Bit-Level Optimization for High-Level Synthesis and FPGA-Based Acceleration

Jiyu Zhang1,  Zhiru Zhang2,  Sheng Zhou2,  Mingxing Tan1,  Xianhua Liu1,  Xu Cheng1,  Jason Cong3
1Peking University, 2AutoESL Design Technologies, Inc., 3University of California, Los Angeles


Abstract

Automated hardware design from behavior-level abstraction has drawn wide interest in FPGA-based acceleration and configurable computing research field. However, for many high-level programming languages, such as C/C++, the description of bitwise access and computation is not as direct as hardware description languages, and high-level synthesis of algorithmic descriptions may generate suboptimal implementations for bitwise computation-intensive applications.

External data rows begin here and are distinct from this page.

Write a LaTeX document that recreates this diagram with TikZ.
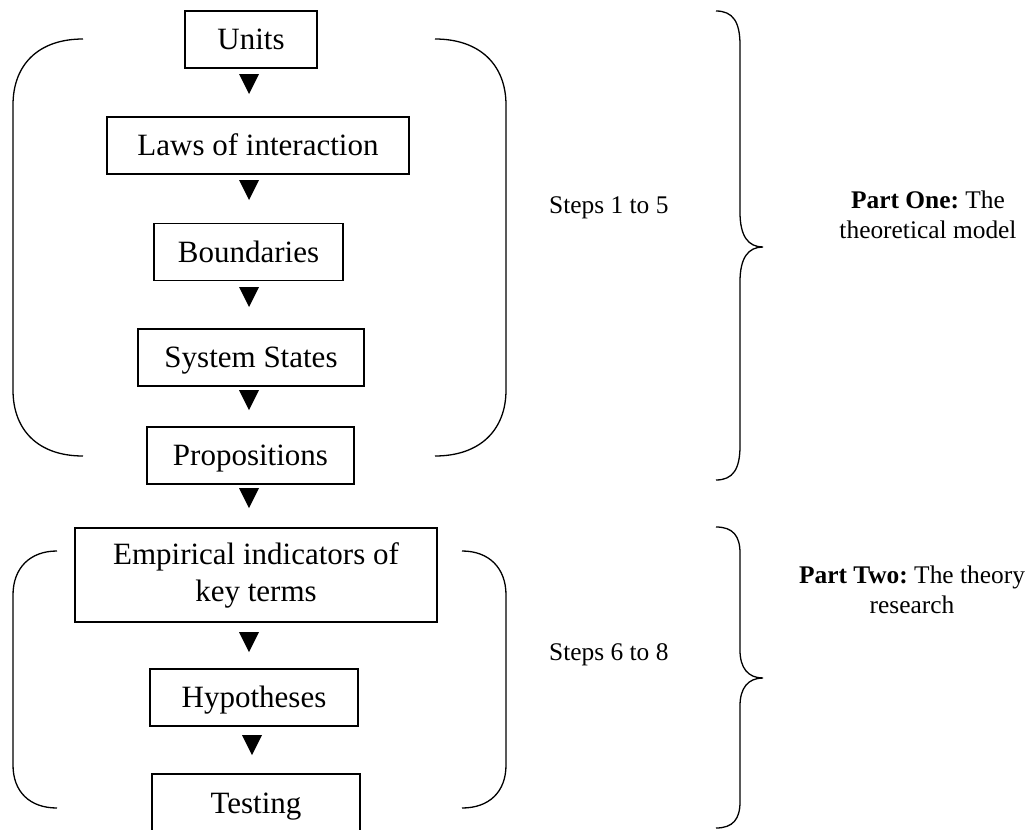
\documentclass[tikz,border=0pt]{standalone}
\usepackage{fontspec}
\setmainfont{Liberation Serif}
\frenchspacing
\begin{document}
\begin{tikzpicture}[x=1pt,y=-1pt,
  boxbase/.style={draw, line width=1.3pt, inner sep=0pt, minimum height=57pt,
    font=\fontsize{31}{37}\selectfont},
  stepbox/.style={boxbase, text height=20.5pt, text depth=0pt},
  bracket/.style={line width=1.3pt},
  sidelabel/.style={font=\fontsize{25.4}{30}\selectfont, inner sep=0pt},
  downtri/.pic={\fill (-10,0) -- (10,0) -- (0,20) -- cycle;}
]
\useasboundingbox[fill=white] (0,0) rectangle (1029,830);
\clip (0,0) rectangle (1029,830);

% flow of steps
\node[stepbox, minimum width=132pt] (units)  at (251,39.5)  {Units};
\node[stepbox, minimum width=302pt] (laws)   at (258,145.5) {Laws of interaction};
\node[stepbox, minimum width=189pt] (bound)  at (248.5,252) {Boundaries};
\node[stepbox, minimum width=226pt] (states) at (251,357.5) {System States};
\node[stepbox, minimum width=207pt] (props)  at (250.5,455.5) {Propositions};
\node[boxbase, minimum width=362pt, minimum height=94pt, align=center]
      (emp) at (256,575) {Empirical indicators of\\key terms};
\node[stepbox, minimum width=208pt] (hyp)    at (254,697.5) {Hypotheses};
\node[stepbox, minimum width=208pt, minimum height=58pt] (test) at (256,803) {Testing};

% arrowheads between the steps
\pic at (249,74)  {downtri};
\pic at (249,180) {downtri};
\pic at (249,287) {downtri};
\pic at (249,390) {downtri};
\pic at (249,488) {downtri};
\pic at (249,632) {downtri};
\pic at (252,735) {downtri};

% round brackets around steps 1-5
\draw[bracket] (83,39) .. controls (38,39) and (13,65) .. (13,105)
  -- (13,390) .. controls (13,430) and (38,456) .. (83,456);
\draw[bracket] (435,39) .. controls (480,39) and (506,65) .. (506,105)
  -- (506,390) .. controls (506,430) and (480,456) .. (435,456);

% round brackets around steps 6-8
\draw[bracket] (57,551) .. controls (30,551) and (13,568) .. (13,595)
  -- (13,765) .. controls (13,792) and (30,808) .. (57,808);
\draw[bracket] (462,551) .. controls (489,551) and (506,568) .. (506,595)
  -- (506,765) .. controls (506,792) and (489,808) .. (462,808);

% curly braces
\draw[bracket] (716,11) .. controls (733,11) and (740,22) .. (740,45)
  -- (740,212) .. controls (740,236) and (748,247) .. (763,247)
  .. controls (748,247) and (740,258) .. (740,282)
  -- (740,446) .. controls (740,469) and (733,480) .. (716,480);
\draw[bracket] (716,527) .. controls (733,527) and (740,536) .. (740,553)
  -- (740,650) .. controls (740,668) and (748,678) .. (763,678)
  .. controls (748,678) and (740,688) .. (740,706)
  -- (740,802) .. controls (740,819) and (733,828) .. (716,828);

% labels (base anchor of a two-line node sits on its last line)
\node[sidelabel, anchor=base west] (steps1) at (549,213) {Steps 1 to 5};
\node[sidelabel, anchor=base west] (steps2) at (549,660) {Steps 6 to 8};
\node[sidelabel, align=center, anchor=base] (part1) at (928,238)
  {\textbf{Part One:} The\\theoretical model};
\node[sidelabel, align=center, anchor=base] (part2) at (912,613)
  {\textbf{Part Two:} The theory\\research};
\end{tikzpicture}
\end{document}
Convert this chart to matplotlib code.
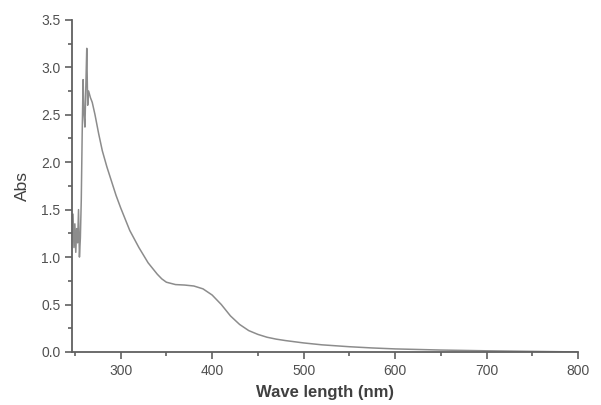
import matplotlib.pyplot as plt
from matplotlib.ticker import MultipleLocator

plt.rcParams['font.family'] = ['Liberation Sans', 'DejaVu Sans']

# wavelength (nm) and absorbance
wave = [248, 249, 250, 251, 252, 253, 254, 255, 256, 257, 258, 259, 260, 261, 262, 263,
        264, 265, 267, 269, 272, 276, 280, 285, 290, 295, 300, 305, 310, 320, 330, 340,
        345, 350, 360, 370, 380, 390, 400, 410, 420, 430, 440, 450, 460, 470, 480, 500, 520,
        550, 575, 600, 650, 700, 750, 800]
absorb = [1.45, 1.1, 1.35, 1.05, 1.3, 1.15, 1.5, 1.0, 1.2, 1.6, 2.3, 2.87, 2.5, 2.37, 2.8, 3.2,
          2.6, 2.75, 2.68, 2.63, 2.5, 2.3, 2.12, 1.95, 1.8, 1.65, 1.52, 1.4, 1.28, 1.1, 0.94, 0.82,
          0.77, 0.735, 0.71, 0.705, 0.695, 0.665, 0.6, 0.5, 0.38, 0.29, 0.225, 0.185, 0.155, 0.135,
          0.12, 0.095, 0.075, 0.055, 0.042, 0.032, 0.02, 0.012, 0.006, 0.0]

fig = plt.figure(figsize=(6.01, 4.05), dpi=100)
ax = fig.add_axes([0.12, 0.131, 0.842, 0.82])

ax.plot(wave, absorb, color='#8c8c8c', linewidth=1.1)

ax.set_xlim(247, 800)
ax.set_ylim(0, 3.5)
ax.xaxis.set_major_locator(MultipleLocator(100))
ax.xaxis.set_minor_locator(MultipleLocator(50))
ax.yaxis.set_major_locator(MultipleLocator(0.5))
ax.yaxis.set_minor_locator(MultipleLocator(0.25))
ax.yaxis.set_major_formatter(plt.FormatStrFormatter('%.1f'))

for s in ['top', 'right']:
    ax.spines[s].set_visible(False)
for s in ['left', 'bottom']:
    ax.spines[s].set_color('#606060')
    ax.spines[s].set_linewidth(1.3)

ax.tick_params(which='both', direction='out', color='#606060', width=1.2)
ax.tick_params(which='major', length=5, labelsize=10, labelcolor='#505050')
ax.tick_params(which='minor', length=3)

ax.set_xlabel('Wave length (nm)', fontsize=12, fontweight='bold', color='#404040', labelpad=5)
ax.set_ylabel('Abs', fontsize=12.5, color='#404040', labelpad=8)

fig.savefig('out.png', dpi=100)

In this paper we introduce a bit-level transformation and optimization approach to assisting high-level synthesis of algorithmic descriptions. We introduce a bit-flow graph to capture bit-value information. Analysis and optimizing transformations can be performed on this representation, and the optimized results are transformed back to the standard data-flow graphs extended with a few instructions representing bitwise access. This allows high-level synthesis tools to automatically generate circuits with higher quality. Experiments show that our algorithm can reduce slice usage by 29.8% on average for a set of real-life benchmarks on Xilinx Virtex-4 FPGAs. In the meantime, the clock period is reduced by 13.6% on average, with an 11.4% latency reduction. In addition, the synthesized accelerating modules can achieve up to 2900X performance speedup over an embedded PowerPC microprocessor.